P R O J E C T
S T A T E M E N T S
. . . . . . . . . . . . . . . . .
Thinner Air
Thinner Air spotlights the narrative that happens between juxtaposed images and the possibility of referencing large ideas with small things.
This photographic book project shows the construction and imminent flight of a small model plane. Soon into the airplane’s flight however, the photographic perspective changes from staring at the plane under construction to a vantage point from within the plane during flight. This experimental book examines a spatial shift in perspective in several different ways, and questions the viewer’s assumption that the original toy plane, because of its modest scale, was simply a toy and safely nostalgic.
Thinner Air is a 48 page artist book printed in a limited edition of 150 copies .
Exhibition prints of individual images are printed as 16x20" archival pigment prints, editioned to ten.
. . . . . . . . . . . . . . . . . .
Folded in Place
The photographs in this series are informed by the varied ways that photography, mapping, drawing and sculpture have each tried to describe the landscape. By incorporating each of these methods, Folded in Place highlights the abstraction of the landscape traditionally offered by these means, while creating a tangible photographic “place” in each image that is occupied by a mapped construction. The images therefore provide precise photographic and mapped information while at the same time offering an abstraction of the landscape itself. The viewer is shown a landscape that is simultaneously understood and unknown, a landscape in which the map obtains a new geography of its own.
All images are 24x30” digital c-prints, editioned to ten.

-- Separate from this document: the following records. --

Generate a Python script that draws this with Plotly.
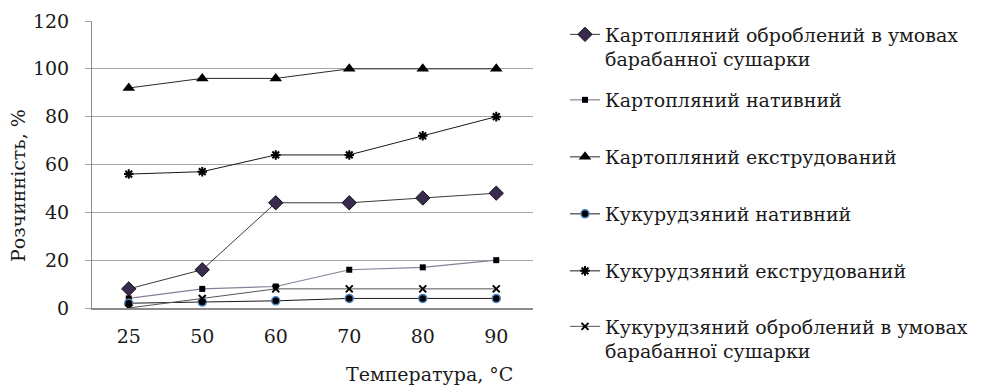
import plotly.graph_objects as go

temps = ["25", "50", "60", "70", "80", "90"]
names = [
    "Картопляний оброблений в умовах<br>барабанної сушарки",
    "Картопляний нативний",
    "Картопляний екструдований",
    "Кукурудзяний нативний",
    "Кукурудзяний екструдований",
    "Кукурудзяний оброблений в умовах<br>барабанної сушарки",
]
potato_drum = [8, 16, 44, 44, 46, 48]
potato_native = [4, 8, 9, 16, 17, 20]
potato_extruded = [92, 96, 96, 100, 100, 100]
corn_native = [2, 2.5, 3, 4, 4, 4]
corn_extruded = [56, 57, 64, 64, 72, 80]
corn_drum = [0, 4, 8, 8, 8, 8]

series = [potato_drum, potato_native, potato_extruded, corn_native, corn_extruded, corn_drum]
styles = [
    dict(line=dict(color="#3a3a3a", width=1),
         marker=dict(symbol="diamond", size=11, color="#3b2a50", line=dict(color="#111", width=1))),
    dict(line=dict(color="#8a7f98", width=1.2),
         marker=dict(symbol="square", size=6, color="#000", line=dict(width=0))),
    dict(line=dict(color="#2a2a2a", width=1),
         marker=dict(symbol="triangle-up", size=11, color="#000", line=dict(width=0))),
    dict(line=dict(color="#1a1a1a", width=1),
         marker=dict(symbol="circle", size=8, color="#000", line=dict(color="#4f81bd", width=1.5))),
    dict(line=dict(color="#1a1a1a", width=1),
         marker=dict(symbol="asterisk-open", size=8, color="#000", line=dict(color="#000", width=2))),
    dict(line=dict(color="#555", width=1),
         marker=dict(symbol="x-thin-open", size=7, color="#000", line=dict(color="#000", width=2))),
]

FONT = "DejaVu Serif"
TXT = "#1a1a1a"
PLOT_TOP, PLOT_BOTTOM, PLOT_LEFT, PLOT_W = 21, 308, 92, 441
PLOT_H = PLOT_BOTTOM - PLOT_TOP
legend_centers = [47, 100, 157, 214, 271, 339]

fig = go.Figure()
legend_ids = ["legend"] + [f"legend{i}" for i in range(2, 7)]
for i, (nm, vals, st) in enumerate(zip(names, series, styles)):
    fig.add_trace(go.Scatter(x=temps, y=vals, name=nm, mode="lines+markers",
                             legend=legend_ids[i], **st))

legend_layout = {}
for lid, c in zip(legend_ids, legend_centers):
    legend_layout[lid] = dict(
        x=(565 - PLOT_LEFT) / PLOT_W, y=(PLOT_BOTTOM - c) / PLOT_H,
        xanchor="left", yanchor="middle", valign="top",
        font=dict(family=FONT, size=19, color=TXT),
        bgcolor="rgba(0,0,0,0)", borderwidth=0)

fig.update_layout(
    width=991, height=386,
    margin=dict(l=PLOT_LEFT, r=991 - PLOT_LEFT - PLOT_W, t=PLOT_TOP, b=386 - PLOT_BOTTOM),
    paper_bgcolor="white", plot_bgcolor="white",
    font=dict(family=FONT, size=19, color=TXT),
    showlegend=True,
    xaxis=dict(type="category", range=[-0.5, 5.5], showgrid=False,
               showline=True, linecolor="#8c8c8c", linewidth=1.5,
               ticks="", ticklabelstandoff=10, zeroline=False, automargin=False,
               tickfont=dict(family=FONT, size=19, color=TXT)),
    yaxis=dict(range=[0, 120], tickvals=[0, 20, 40, 60, 80, 100, 120],
               showgrid=True, gridcolor="#a6a6a6", gridwidth=1,
               showline=True, linecolor="#8c8c8c", linewidth=1,
               ticks="outside", ticklen=6, tickcolor="#a6a6a6",
               ticklabelstandoff=12, zeroline=False, automargin=False,
               tickfont=dict(family=FONT, size=19, color=TXT)),
    annotations=[
        dict(text="Температура, °С", xref="paper", yref="paper",
             x=(429 - PLOT_LEFT) / PLOT_W, y=(PLOT_BOTTOM - 374) / PLOT_H,
             xanchor="center", yanchor="middle",
             showarrow=False, font=dict(family=FONT, size=19, color=TXT)),
        dict(text="Розчинність, %", xref="paper", yref="paper",
             x=(18 - PLOT_LEFT) / PLOT_W, y=(PLOT_BOTTOM - 186) / PLOT_H,
             xanchor="center", yanchor="middle",
             textangle=-90, showarrow=False, font=dict(family=FONT, size=19, color=TXT)),
    ],
)
for lid, cfg in legend_layout.items():
    fig.update_layout({lid: cfg})

fig.write_html("out.html", config={"displayModeBar": False},
               post_script="document.body.style.margin='0';")
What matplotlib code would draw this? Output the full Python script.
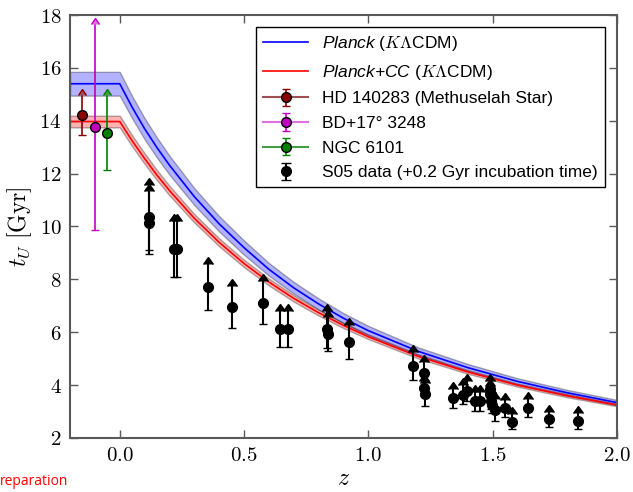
import matplotlib
matplotlib.use('Agg')
import matplotlib.pyplot as plt
import numpy as np

# model curves (age of the universe vs redshift)
model_z = [-0.2, 0.0, 0.05, 0.1, 0.15, 0.2, 0.3, 0.4, 0.5, 0.6, 0.7, 0.8, 0.9,
           1.0, 1.2, 1.4, 1.6, 1.8, 2.0]
planck_t = [15.40, 15.40, 14.51, 13.70, 12.98, 12.32, 11.13, 10.10, 9.20, 8.38,
            7.68, 7.07, 6.53, 6.06, 5.28, 4.66, 4.14, 3.71, 3.34]
planck_err = [0.45, 0.45, 0.42, 0.40, 0.38, 0.36, 0.32, 0.29, 0.27, 0.24,
              0.22, 0.21, 0.19, 0.18, 0.15, 0.14, 0.12, 0.11, 0.10]
planckcc_t = [13.97, 13.97, 13.24, 12.57, 11.94, 11.36, 10.31, 9.40, 8.60, 7.90,
              7.28, 6.74, 6.26, 5.83, 5.09, 4.50, 4.00, 3.60, 3.25]
planckcc_err = [0.22, 0.22, 0.21, 0.20, 0.19, 0.18, 0.16, 0.15, 0.14, 0.13,
                0.12, 0.11, 0.10, 0.09, 0.08, 0.07, 0.06, 0.06, 0.05]

# local old objects (plotted at negative z for display)
stars = ['HD 140283 (Methuselah Star)', 'BD+17° 3248', 'NGC 6101']
star_z = [-0.15, -0.10, -0.05]
star_t = [14.22, 13.75, 13.55]
star_err = [0.77, 3.9, 1.43]
star_colors = ['darkred', 'm', 'g']
star_line_colors = ['#a05050', '#e070e0', '#40a040']

# S05 passive galaxies (+0.2 Gyr incubation time)
s05_z = [0.117, 0.117, 0.218, 0.231, 0.356, 0.45, 0.575, 0.644, 0.676, 0.833,
         0.836, 0.922, 1.179, 1.222, 1.224, 1.226, 1.34, 1.38, 1.396, 1.43,
         1.45, 1.488, 1.49, 1.493, 1.497, 1.51, 1.55, 1.576, 1.642, 1.725, 1.845]
s05_t = [10.35, 10.15, 9.15, 9.15, 7.72, 6.95, 7.12, 6.13, 6.13, 6.11,
         5.92, 5.62, 4.72, 4.45, 3.88, 3.65, 3.50, 3.63, 3.78, 3.38,
         3.38, 3.85, 3.65, 3.40, 3.25, 3.06, 3.13, 2.62, 3.12, 2.71, 2.64]
s05_err = [1.23, 1.20, 1.05, 1.05, 0.87, 0.80, 0.82, 0.69, 0.69, 0.69,
           0.64, 0.64, 0.52, 0.44, 0.28, 0.43, 0.37, 0.36, 0.38, 0.35,
           0.35, 0.30, 0.30, 0.32, 0.30, 0.42, 0.32, 0.29, 0.34, 0.28, 0.30]

xticks = [0.0, 0.5, 1.0, 1.5, 2.0]
yticks = [2, 4, 6, 8, 10, 12, 14, 16, 18]

plt.rcParams['font.family'] = ['Liberation Sans', 'DejaVu Sans']
plt.rcParams['mathtext.fontset'] = 'custom'
plt.rcParams['mathtext.rm'] = 'cmr10'
plt.rcParams['mathtext.it'] = 'cmmi10'
plt.rcParams['mathtext.bf'] = 'cmb10'
plt.rcParams['mathtext.sf'] = 'Liberation Sans:italic'
plt.rcParams['axes.unicode_minus'] = False

fig = plt.figure(figsize=(6.33, 4.92), dpi=100)
ax = fig.add_axes([0.1106, 0.1098, 0.864, 0.8597])

mz = np.array(model_z)
pt, pe = np.array(planck_t), np.array(planck_err)
ct, ce = np.array(planckcc_t), np.array(planckcc_err)

ax.fill_between(mz, pt - pe, pt + pe, facecolor='b', edgecolor='k', alpha=0.3, lw=1)
ax.fill_between(mz, ct - ce, ct + ce, facecolor='r', edgecolor='k', alpha=0.3, lw=1)
ax.plot(mz, pt, color='b', lw=1.2, label=r'$\mathsf{Planck}$ ($K\Lambda$CDM)')
ax.plot(mz, ct, color='r', lw=1.2, label=r'$\mathsf{Planck{+}CC}$ ($K\Lambda$CDM)')

for name, z, t, e, c, lc in zip(stars, star_z, star_t, star_err, star_colors, star_line_colors):
    # lower half with a cap
    ax.errorbar([z], [t], yerr=[[e], [0]], fmt='none', ecolor=c,
                elinewidth=1.2, capsize=3, zorder=4)
    # upper half ending in an arrow (lower limit)
    ax.errorbar([z], [t], yerr=[e], lolims=True, fmt='-o', color=lc, ecolor=c,
                mfc=c, mec='k', ms=7, elinewidth=1.2, capsize=3, lw=1.5,
                label=name, zorder=4)

n = len(s05_z)
ax.errorbar(s05_z, s05_t, yerr=[s05_err, [0] * n], fmt='none', ecolor='k',
            elinewidth=1.5, capsize=3, zorder=5)
ax.errorbar(s05_z, s05_t, yerr=s05_err, lolims=True, fmt='o', color='k',
            ms=7, elinewidth=1.5, capsize=3.5,
            label='S05 data (+0.2 Gyr incubation time)', zorder=5)

ax.set_xlim(-0.2, 2.0)
ax.set_ylim(2, 18)
ax.set_xticks(xticks)
ax.set_xticklabels([f'${v:.1f}$' for v in xticks])
ax.set_yticks(yticks)
ax.set_yticklabels([f'${v}$' for v in yticks])
ax.tick_params(direction='in', length=6, width=1, color='0.35', top=True, right=True,
               labelsize=15, pad=6)
for sp in ax.spines.values():
    sp.set_color('0.35')
    sp.set_linewidth(1.5)

ax.set_xlabel(r'$z$', fontsize=17, labelpad=2)
ax.set_ylabel(r'$t_U\ \mathrm{[Gyr]}$', fontsize=17, labelpad=4)

leg = ax.legend(loc='upper right', fontsize=12.5, numpoints=1, fancybox=False,
                framealpha=1, edgecolor='k', handlelength=2.6, labelspacing=0.55,
                borderaxespad=0.7, handletextpad=0.8)
leg.get_frame().set_linewidth(1)

fig.text(0.0, 0.022, 'reparation', color='red', fontsize=10,
         family=['Open Sans', 'DejaVu Sans'], ha='left', va='center')

fig.savefig('out.png', dpi=100)
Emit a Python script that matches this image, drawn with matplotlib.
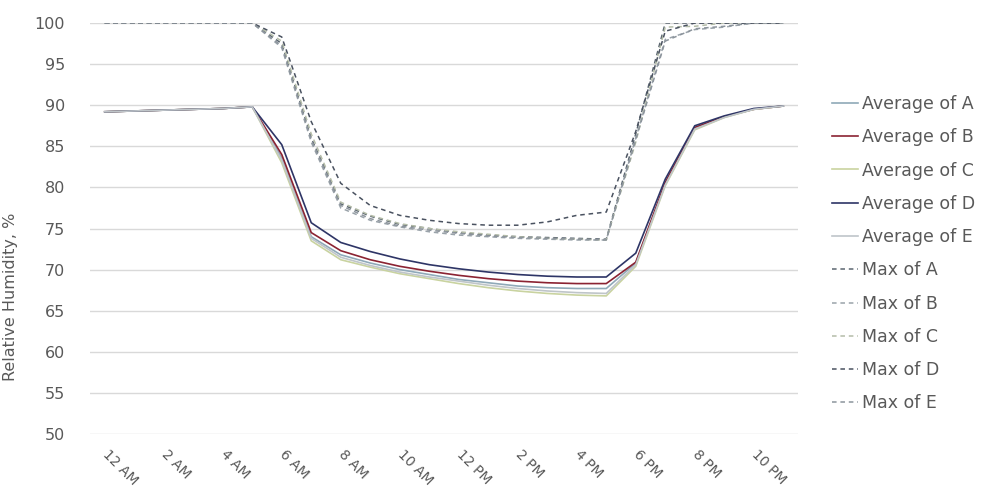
import numpy as np
from matplotlib import pyplot as plt

# hourly categories, 12 AM .. 11 PM
hours = ['12 AM', '1 AM', '2 AM', '3 AM', '4 AM', '5 AM', '6 AM', '7 AM', '8 AM', '9 AM', '10 AM', '11 AM',
         '12 PM', '1 PM', '2 PM', '3 PM', '4 PM', '5 PM', '6 PM', '7 PM', '8 PM', '9 PM', '10 PM', '11 PM']

avg_a = [89.2, 89.3, 89.4, 89.5, 89.6, 89.8, 83.6, 74.0, 71.8, 70.8, 70.0, 69.4,
         68.8, 68.4, 68.0, 67.8, 67.7, 67.7, 70.8, 80.5, 87.2, 88.6, 89.5, 89.9]
avg_b = [89.2, 89.3, 89.4, 89.5, 89.6, 89.8, 84.0, 74.5, 72.3, 71.2, 70.4, 69.8,
         69.3, 68.9, 68.6, 68.4, 68.3, 68.3, 70.9, 80.6, 87.3, 88.6, 89.5, 89.9]
avg_c = [89.2, 89.3, 89.4, 89.5, 89.6, 89.8, 83.0, 73.5, 71.2, 70.3, 69.5, 68.9,
         68.3, 67.8, 67.4, 67.1, 66.9, 66.8, 70.4, 80.2, 87.0, 88.5, 89.5, 89.9]
avg_d = [89.2, 89.3, 89.4, 89.5, 89.6, 89.8, 85.2, 75.7, 73.3, 72.2, 71.3, 70.6,
         70.1, 69.7, 69.4, 69.2, 69.1, 69.1, 72.0, 81.0, 87.5, 88.7, 89.6, 89.9]
avg_e = [89.2, 89.3, 89.4, 89.5, 89.6, 89.8, 83.3, 73.8, 71.5, 70.5, 69.7, 69.1,
         68.6, 68.1, 67.7, 67.4, 67.2, 67.1, 70.6, 80.3, 87.1, 88.5, 89.5, 89.9]

max_a = [100, 100, 100, 100, 100, 100, 97.5, 86.0, 78.0, 76.5, 75.5, 75.0,
         74.5, 74.2, 74.0, 73.9, 73.8, 73.7, 86.5, 100, 100, 100, 100, 100]
max_b = [100, 100, 100, 100, 100, 100, 97.0, 85.5, 77.5, 76.0, 75.2, 74.6,
         74.2, 74.0, 73.8, 73.7, 73.6, 73.6, 86.0, 98.0, 99.2, 99.5, 100, 100]
max_c = [100, 100, 100, 100, 100, 100, 97.8, 86.5, 78.2, 76.6, 75.6, 75.0,
         74.6, 74.3, 74.0, 73.8, 73.7, 73.6, 85.5, 99.5, 99.6, 100, 100, 100]
max_d = [100, 100, 100, 100, 100, 100, 98.3, 88.0, 80.5, 77.8, 76.6, 76.0,
         75.6, 75.4, 75.4, 75.8, 76.6, 77.0, 86.8, 99.0, 100, 100, 100, 100]
max_e = [100, 100, 100, 100, 100, 100, 97.2, 85.8, 77.8, 76.2, 75.3, 74.8,
         74.4, 74.1, 73.9, 73.8, 73.7, 73.6, 85.8, 97.8, 99.3, 99.6, 100, 100]

avg_series = [('Average of A', avg_a, '#8fa9b8'),
              ('Average of B', avg_b, '#8b2332'),
              ('Average of C', avg_c, '#c9d3a0'),
              ('Average of D', avg_d, '#2e3566'),
              ('Average of E', avg_e, '#bfc5c9')]
max_series = [('Max of A', max_a, '#5b6670'),
              ('Max of B', max_b, '#9aa3aa'),
              ('Max of C', max_c, '#b4bca8'),
              ('Max of D', max_d, '#4a5260'),
              ('Max of E', max_e, '#8c949c')]

text_color = '#595959'
plt.rcParams['font.family'] = ['DejaVu Sans']

fig = plt.figure(figsize=(9.82, 4.91), dpi=100)
ax = fig.add_axes([90 / 982, 1 - 434 / 491, 708 / 982, 411 / 491])

x = np.arange(len(hours))
for name, vals, col in avg_series:
    ax.plot(x, vals, color=col, lw=1.2, label=name)
for name, vals, col in max_series:
    ax.plot(x, vals, color=col, lw=1.1, linestyle=(0, (3, 2.5)), label=name)

ax.set_xlim(-0.5, len(hours) - 0.5)
ax.set_ylim(50, 100)
ax.set_yticks(np.arange(50, 101, 5))
ax.yaxis.grid(True, color='#d9d9d9', lw=1)
ax.set_axisbelow(True)
for s in ax.spines.values():
    s.set_visible(False)

ax.set_xticks(x[::2])
ax.set_xticklabels(hours[::2], rotation=-45, rotation_mode='anchor', ha='left', va='center')
ax.tick_params(axis='x', length=0, pad=13, labelsize=10, labelcolor=text_color)
ax.tick_params(axis='y', length=0, pad=18, labelsize=11.5, labelcolor=text_color)

ax.set_ylabel('Relative Humidity, %', fontsize=11.5, color=text_color)
ax.yaxis.set_label_coords(-0.102, 0.333)

fig.legend(loc='upper left', bbox_to_anchor=(832 / 982, 1 - 95 / 491), frameon=False,
           fontsize=12.5, labelcolor=text_color, handlelength=1.5, handletextpad=0.25,
           labelspacing=0.88, borderpad=0, borderaxespad=0)

fig.savefig('out.png', dpi=100)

. . . . . . . . . . . . . . . . . .
The Cut Path
By choosing to use remote abandoned telephone lines as a means of moving into the landscape, a path was set. Yet the path marked by telephone poles is not a mapped one, and the traveler therefore continues without the larger picture of the journey. The resulting photographs are themselves markers of these unmapped journeys. In essence, these are images derived from the process of getting lost.
Images are 16x20" and 20x24” archival pigment prints, editioned to ten in each size.
. . . . . . . . . . . . . . . . . .
The Travelers
Using formal portraits of strangers hiking the entire Appalachian Trail alongside those seen from my own travels through that landscape, this project merges the experience of the path traveled by many into a single linear photographic narrative.
All images are 16x20" and 24x30” digital c-prints, editioned to ten in each size.